Friday, October 3, 2025

The Long Walk (2025)

Score: 4 / 5

It's become somehow fun for people to either adore or detest Stephen King -- especially his adaptations -- and I don't have the slightest interest in those conversations. King is a master of horror fiction, that much has always been clear, and I'm rarely more intrigued than when a new title surfaces. While I've been a longtime personal fan of his work, I'm by no means an expert or even a completionist. Yet. So this novel, published in 1979 under his pseudonym Richard Bachman, was not one I had read before, and I was eager to experience it. Little did I know that it would blow me away.

If you've seen the trailer, or seen the title itself, you already know the plot. A simple concept becomes much more, though, in King's imagination, as he imbues diverse characters with such fascinating psychological quirks that they end up being the story far more than the plot is. His imagined America, here, is bleak and evil, and the characters are cogs in a dystopian machine, lorded over by a totalitarian military regime that feels shockingly close to where we're currently headed. Think something between The Hunger Games and The Handmaid's Tale, and that's the kind of haunting mess you'll have stuck in your head after watching this film.

Which is apt, as it's helmed by Francis Lawrence himself, director of most of the Hunger Games film series (and Constantine, I Am Legend, Water for Elephants, and Red Sparrow). He melds quite well, here, with King's story of adolescent male bonding -- rather typical of his work -- in a somewhat retro version of Americana, set in remote rural Maine. I can only imagine the difficulty with which writer JT Mollner had to grapple in dramatizing this story for the screen, visually monotonous as it is and with a literally set pace of 3mph. Yet Mollner's sheer brilliance in Strange Darling should have prepared me for the psychological thrills he'd deliver here, on the edges of civilization and civility alike. There's a literary sensibility to this film I have trouble identifying, but it has something to do with Steinbeck and Bradbury. And the characters' dialogue is never less than riveting, as it's pretty much all we -- and they -- have to go on. What else can you do while walking endlessly by necessity?

I don't really have much else to say, so forgive the coming non-sequiturs. The actors are all excellent, especially leads Cooper Hoffman (yes, Hoffman) and David Jonsson (making a huge case for leading man stardom, after Alien: Romulus), the latter of which was so charming and charismatic in this film I sometimes had trouble believing he was suffering at all. Talk about literature; Jonsson is the film's Samwise Gamgee. Judy Greer, Charlie Plummer, and Mark Hamill are all grim and suitably entertaining, though none are really given any character depth to feel like high points in the film. The scenes of horror -- and I do mean pure, unadulterated, violent and gross and shocking horror -- truly upset me in this film, perhaps because I didn't expect it of Lawrence.

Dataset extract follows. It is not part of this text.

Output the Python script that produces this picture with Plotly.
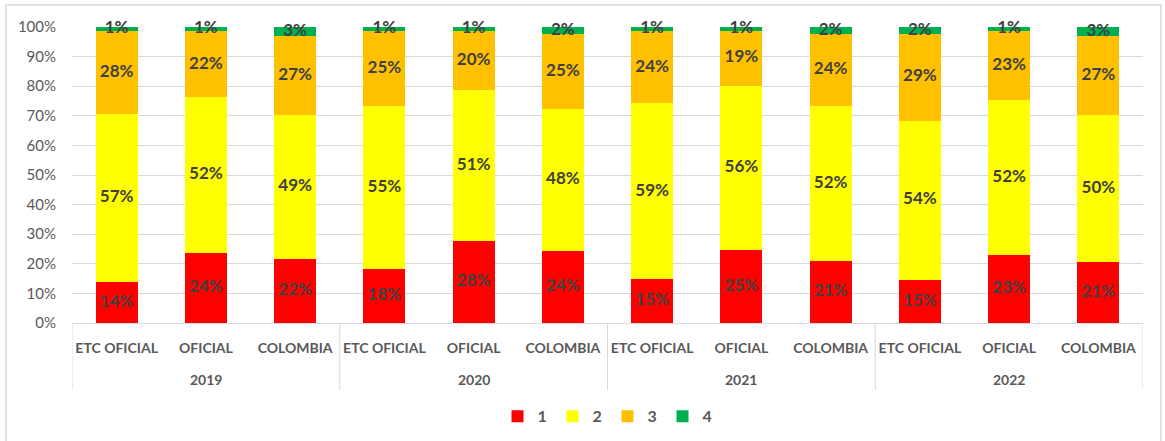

This is a hard R rating, for sure, and even someone too accustomed to such things may find parts of this film difficult to endure. I sure did.

This is going on my list of favorite King adaptations, for sure. It's a somber affair, one rife with elevated ideas and major themes woven with care and compassion for its characters. Depicting a hard world like this can so easily result in flattened character archetypes and forced action; this feels raw and immediate in a way that's difficult to put into words. This is along the lines of The Green Mile or The Shawshank Redemption, Dolores Claiborne, even Stand By Me, in terms of King's work, and I just loved it, despite sweating profusely and weeping loudly during our screening. The film's climax was a tad disappointing to me, but no less satisfying for it, and by the time the credits started, I was a mess. Thankfully, that meant I stayed in the darkened auditorium and heard the original song "Took a Walk" by Shaboozey and Stephen Wilson Jr., which is already my choice for best original song of 2025. What an extraordinary final touch to an already highly successful film.